Sindarin was the main Eldarin tongue in Middle-earth, the living vernacular of the Grey-elves or Sindar. It was the most prominent descendant of Common Telerin, Common Telerin itself branching off from Common Eldarin, the ancestor of Quenya, Telerin, Sindarin and Nandorin. "The Grey-elven was in origin akin to Quenya," Tolkien explains, "for it was the language of those Eldar who, coming to the shores of Middle-earth, had not passed over the Sea but had lingered on the coasts in the country of Beleriand. There Thingol Greycloak of Doriath was their king, and in the long twilight their tongue...had become far estranged from the speech of the Eldar from beyond the Sea" (LotR Appendix F). Though Sindarin is said to be the best preserved of the Eldarin tongues of Middle-earth (PM:305), it is nonetheless the most radically changed Elvish language we have any extensive knowledge of: "The language of the Sindar had changed much, even in unheeded growth as a tree may imperceptibly change its shape: as much maybe as an unwritten mortal tongue might change in five hundred years or more. It was already ere the Rising of the Sun a speech greatly different to the ear from [Quenya], and after that Rising all change was swift, for a while in the second Spring of Arda very swift indeed" (WJ:20). The development from Common Eldarin to Sindarin involves much more radical changes than the development from CE to Quenya, or to the Telerin of Aman.
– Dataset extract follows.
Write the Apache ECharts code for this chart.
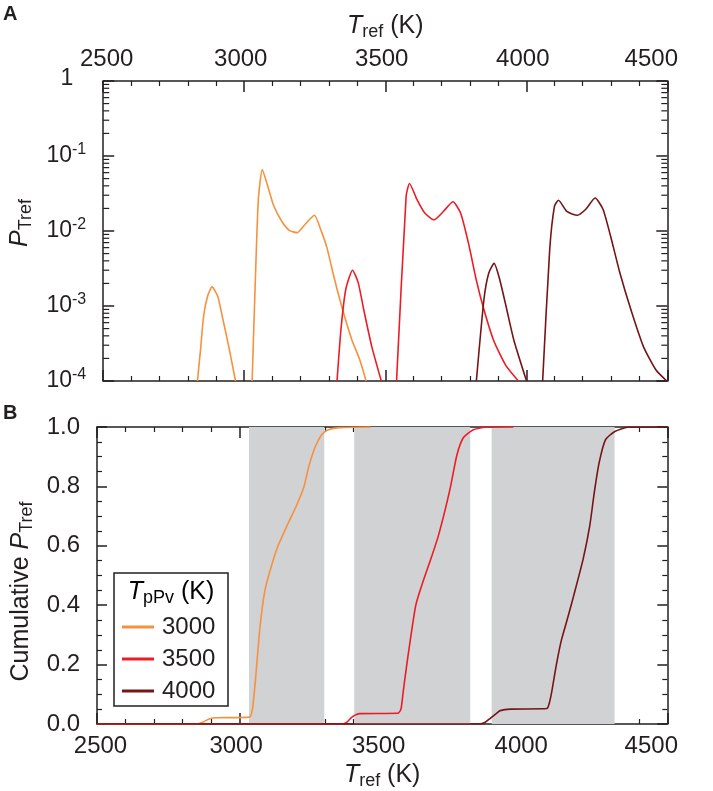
<!DOCTYPE html>
<html lang="en">
  <head>
    <meta charset="UTF-8" />
    <title>P_Tref distributions</title>
    <script src="https://cdn.jsdelivr.net/npm/echarts@6/dist/echarts.min.js"></script>
    <style>
      html, body { margin: 0; padding: 0; background: #fff; }
      #chart { width: 713px; height: 791px; }
    </style>
  </head>
  <body>
    <div id="chart"></div>
  </body>
</html>
<script>
  // --- data ---
  const seriesNames = ["3000", "3500", "4000"];
  const colors = ["#f7913d", "#ed1c24", "#761416"];

  // panel A: P_Tref vs T_ref (log scale); null splits separate peaks
  const probA3000 = [
    [2834, 1e-4], [2845, 2.6e-4], [2856, 7.3e-4], [2870, 1.35e-3], [2886, 1.8e-3],
    [2906, 1.35e-3], [2922, 7.3e-4], [2945, 2.9e-4], [2969, 1e-4], [2990, null],
    [3028, 1e-4], [3039, 2.0e-3], [3050, 0.026], [3064, 0.066], [3083, 0.040],
    [3105, 0.0215], [3133, 0.0135], [3160, 0.0102], [3188, 0.0095], [3216, 0.0123],
    [3249, 0.0162], [3271, 0.0105], [3293, 0.0060], [3321, 0.0022], [3349, 8.9e-4],
    [3382, 3.5e-4], [3409, 1.95e-4], [3432, 1e-4]
  ];
  const probA3500 = [
    [3329, 1e-4], [3343, 4.9e-4], [3360, 1.66e-3], [3384, 3.0e-3], [3404, 2.05e-3],
    [3426, 8.1e-4], [3452, 2.9e-4], [3486, 1e-4], [3510, null],
    [3540, 1e-4], [3574, 0.029], [3586, 0.043], [3613, 0.026], [3640, 0.0174],
    [3673, 0.0141], [3706, 0.0182], [3740, 0.0245], [3767, 0.0174], [3795, 0.0069],
    [3823, 0.0022], [3850, 8.9e-4], [3884, 3.5e-4], [3928, 1.6e-4], [3972, 1e-4]
  ];
  const probA4000 = [
    [3823, 1e-4], [3850, 1.23e-3], [3867, 2.75e-3], [3886, 3.7e-3], [3906, 2.24e-3],
    [3928, 1.0e-3], [3956, 3.5e-4], [4001, 1e-4], [4030, null],
    [4058, 1e-4], [4083, 5.6e-3], [4100, 0.0214], [4114, 0.0257], [4144, 0.0182],
    [4181, 0.0162], [4211, 0.0195], [4244, 0.0275], [4272, 0.0195], [4299, 0.0085],
    [4332, 0.00275], [4371, 8.9e-4], [4415, 2.9e-4], [4460, 1.4e-4], [4498, 1e-4]
  ];

  // panel B: cumulative P_Tref
  const cumB3000 = [
    [2500, 0], [2850, 0], [2875, 0.008], [2895, 0.018], [2920, 0.021], [3035, 0.023],
    [3045, 0.05], [3054, 0.13], [3072, 0.33], [3088, 0.445], [3105, 0.51], [3133, 0.595],
    [3166, 0.667], [3199, 0.734], [3226, 0.80], [3243, 0.868], [3266, 0.935],
    [3288, 0.974], [3309, 0.99], [3352, 0.998], [3460, 1.0]
  ];
  const cumB3500 = [
    [2500, 0], [3360, 0], [3375, 0.005], [3390, 0.02], [3405, 0.03], [3420, 0.035],
    [3555, 0.036], [3566, 0.05], [3574, 0.11], [3585, 0.19], [3596, 0.265], [3618, 0.40],
    [3640, 0.47], [3674, 0.565], [3696, 0.63], [3718, 0.71], [3740, 0.80], [3762, 0.905],
    [3784, 0.963], [3818, 0.99], [3862, 0.999], [3960, 1.0]
  ];
  const cumB4000 = [
    [2500, 0], [3840, 0], [3860, 0.005], [3880, 0.02], [3900, 0.035], [3914, 0.045],
    [3950, 0.05], [4078, 0.052], [4086, 0.07], [4095, 0.11], [4111, 0.2], [4128, 0.28],
    [4150, 0.355], [4172, 0.433], [4205, 0.556], [4228, 0.667], [4244, 0.78],
    [4261, 0.88], [4283, 0.957], [4316, 0.985], [4361, 0.999], [4500, 1.0]
  ];

  // shaded T_ref ranges in panel B
  const bandRanges = [[3033, 3297], [3402, 3809], [3884, 4315]];

  // log-axis minor tick positions (2..9 per decade)
  const logMinorTicks = [];
  [1e-4, 1e-3, 1e-2, 1e-1].forEach((d) => {
    for (let k = 2; k <= 9; k++) logMinorTicks.push(d * k);
  });

  const ink = "#231f20";
  const font = "'Liberation Sans', Arial, sans-serif";

  const chart = echarts.init(document.getElementById("chart"));

  const nameRich = {
    i: { fontStyle: "italic", fontSize: 25, lineHeight: 30, fontFamily: font, color: ink },
    n: { fontSize: 25, lineHeight: 30, fontFamily: font, color: ink },
    sub: { fontSize: 18, lineHeight: 18, verticalAlign: "bottom", fontFamily: font, color: ink },
    pad: { width: 32 },
    lead: { width: 16 },
  };

  const tickRich = {
    c: { fontSize: 24, fontFamily: font, color: ink, lineHeight: 24, padding: [0, 7, 0, 0] },
    l: { fontSize: 24, fontFamily: font, color: ink, lineHeight: 24, padding: [0, 0, 0, 7] },
    r: { fontSize: 24, fontFamily: font, color: ink, lineHeight: 24, padding: [0, 32, 0, 0] },
  };

  function xAxisBase(grid, pos, showLabel) {
    return {
      type: "value",
      gridIndex: grid,
      position: pos,
      min: 2500,
      max: 4500,
      interval: 500,
      axisLine: { onZero: false, lineStyle: { color: ink, width: 1.5 } },
      axisTick: { inside: true, length: 11, lineStyle: { color: ink, width: 1.5 } },
      minorTick: { show: true, splitNumber: 5, length: 5, lineStyle: { color: ink, width: 1.2 } },
      splitLine: { show: false },
      axisLabel: {
        show: showLabel,
        margin: 10,
        formatter: (v) => (v === 2500 ? "{l|" + v + "}" : v === 4500 ? "{r|" + v + "}" : "{c|" + v + "}"),
        rich: tickRich,
      },
    };
  }

  function logAxis(pos, showLabel) {
    return {
      type: "log",
      logBase: 10,
      gridIndex: 0,
      position: pos,
      min: 1e-4,
      max: 1,
      splitNumber: 4,
      axisLine: { onZero: false, lineStyle: { color: ink, width: 1.5 } },
      axisTick: { inside: true, length: 11, lineStyle: { color: ink, width: 1.5 } },
      splitLine: { show: false },
      axisLabel: {
        show: showLabel,
        margin: 17,
        formatter: (v) => {
          const e = Math.round(Math.log10(v));
          return e === 0 ? "{one|1}{gap|}" : "{n|10}{sup|" + e + "}";
        },
        rich: {
          n: { fontSize: 23, fontFamily: font, color: ink, lineHeight: 28 },
          one: { fontSize: 23, fontFamily: font, color: ink, lineHeight: 28, padding: [0, 0, 5, 0] },
          sup: { fontSize: 16, fontFamily: font, color: ink, lineHeight: 16, verticalAlign: "top" },
          gap: { width: 13 },
        },
      },
    };
  }

  function linAxis(pos, showLabel) {
    return {
      type: "value",
      gridIndex: 1,
      position: pos,
      min: 0,
      max: 1,
      interval: 0.2,
      axisLine: { onZero: false, lineStyle: { color: ink, width: 1.5 } },
      axisTick: { inside: true, length: 10, lineStyle: { color: ink, width: 1.5 } },
      minorTick: { show: true, splitNumber: 4, length: 5, lineStyle: { color: ink, width: 1.2 } },
      splitLine: { show: false },
      axisLabel: {
        show: showLabel,
        margin: 17,
        fontSize: 24,
        fontFamily: font,
        color: ink,
        formatter: (v) => v.toFixed(1),
      },
    };
  }

  const topX = xAxisBase(0, "top", true);
  topX.name = "{i|T}{sub|ref}{n| (K)}";
  topX.nameLocation = "middle";
  topX.nameGap = 40;
  topX.nameTextStyle = { rich: nameRich };

  const botX = xAxisBase(1, "bottom", true);
  botX.name = "{i|T}{sub|ref}{n| (K)}";
  botX.nameLocation = "middle";
  botX.nameGap = 36;
  botX.nameTextStyle = { rich: nameRich };

  const leftLog = logAxis("left", true);
  leftLog.name = "{lead|}{i|P}{sub|Tref}";
  leftLog.nameLocation = "middle";
  leftLog.nameGap = 56;
  leftLog.nameRotate = 90;
  leftLog.nameTextStyle = { rich: nameRich };

  const leftLin = linAxis("left", true);
  leftLin.name = "{n|Cumulative }{i|P}{sub|Tref}{pad|}";
  leftLin.nameLocation = "middle";
  leftLin.nameGap = 60;
  leftLin.nameRotate = 90;
  leftLin.nameTextStyle = { rich: nameRich };

  const probA = [probA3000, probA3500, probA4000];
  const cumB = [cumB3000, cumB3500, cumB4000];

  const series = [];
  probA.forEach((d, i) => {
    series.push({
      name: seriesNames[i],
      type: "line",
      xAxisIndex: 0,
      yAxisIndex: 0,
      data: d,
      symbol: "none",
      smooth: 0.2,
      connectNulls: false,
      lineStyle: { color: colors[i], width: 1.6 },
      itemStyle: { color: colors[i] },
    });
  });
  cumB.forEach((d, i) => {
    const s = {
      name: seriesNames[i],
      type: "line",
      xAxisIndex: 2,
      yAxisIndex: 2,
      data: d,
      symbol: "none",
      smooth: 0.2,
      lineStyle: { color: colors[i], width: 1.6 },
      itemStyle: { color: colors[i] },
    };
    if (i === 0) {
      s.markArea = {
        silent: true,
        itemStyle: { color: "#d1d2d4" },
        data: bandRanges.map((r) => [{ xAxis: r[0] }, { xAxis: r[1] }]),
      };
    }
    series.push(s);
  });
  // log minor ticks on left and right edges of panel A
  series.push({
    type: "custom",
    xAxisIndex: 0,
    yAxisIndex: 0,
    silent: true,
    data: logMinorTicks.map((v) => [2500, v]),
    renderItem: (params, api) => {
      const l = api.coord([2500, api.value(1)]);
      const r = api.coord([4500, api.value(1)]);
      const st = { stroke: ink, lineWidth: 1.2 };
      return {
        type: "group",
        children: [
          { type: "line", shape: { x1: l[0], y1: l[1], x2: l[0] + 6, y2: l[1] }, style: st },
          { type: "line", shape: { x1: r[0], y1: r[1], x2: r[0] - 6, y2: r[1] }, style: st },
        ],
      };
    },
  });

  const option = {
    animation: false,
    grid: [
      { left: 97, right: 14, top: 81, height: 300 },
      { left: 97, right: 14, top: 427, height: 299 },
    ],
    xAxis: [topX, xAxisBase(0, "bottom", false), botX, xAxisBase(1, "top", false)],
    yAxis: [leftLog, logAxis("right", false), leftLin, linAxis("right", false)],
    legend: {
      data: seriesNames,
      orient: "vertical",
      left: 122,
      top: 614,
      padding: 0,
      icon: "rect",
      itemWidth: 32,
      itemHeight: 3,
      itemGap: 6,
      textStyle: { fontSize: 24, fontFamily: font, color: ink, lineHeight: 26, padding: [0, 0, 0, 3] },
      selectedMode: false,
    },
    graphic: [
      { type: "text", left: 3, top: 4, style: { text: "A", font: "bold 20px " + font, fill: ink } },
      { type: "text", left: 3, top: 403, style: { text: "B", font: "bold 20px " + font, fill: ink } },
      {
        type: "rect",
        shape: { x: 114, y: 573, width: 114, height: 133 },
        style: { fill: "transparent", stroke: ink, lineWidth: 1.5 },
        z: 10,
      },
      {
        type: "text",
        x: 171,
        y: 592,
        z: 10,
        style: {
          text: "{i|T}{sub|pPv}{n| (K)}",
          align: "center",
          verticalAlign: "middle",
          rich: nameRich,
        },
      },
    ],
    series: series,
  };
  chart.setOption(option);
</script>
Tolkien suggested that Sindarin "had changed with the changefulness of mortal lands" (LotR Appendix F). This is not to say that the changes were chaotic and unsystematic; they were definitely regular - but they dramatically changed the general sound and "music" of the language. Some prominent changes include the final vowels being dropped, the unvoiced stops p, t, k becoming voiced b, d, g following a vowel, the voiced stops becoming spirants in the same position (except g, that disappeared altogether) and many vowels being altered, often by assimilation to other vowels. According to PM:401, "the development of Sindarin had become, long before the arrival of the Ñoldorin exiles, mainly the product of unheeded change like the tongues of Men". Commenting on the great changes, PM:78 remarks that "it was a fair tongue still, well fitted to the forests, the hills, and the shores where it had taken shape".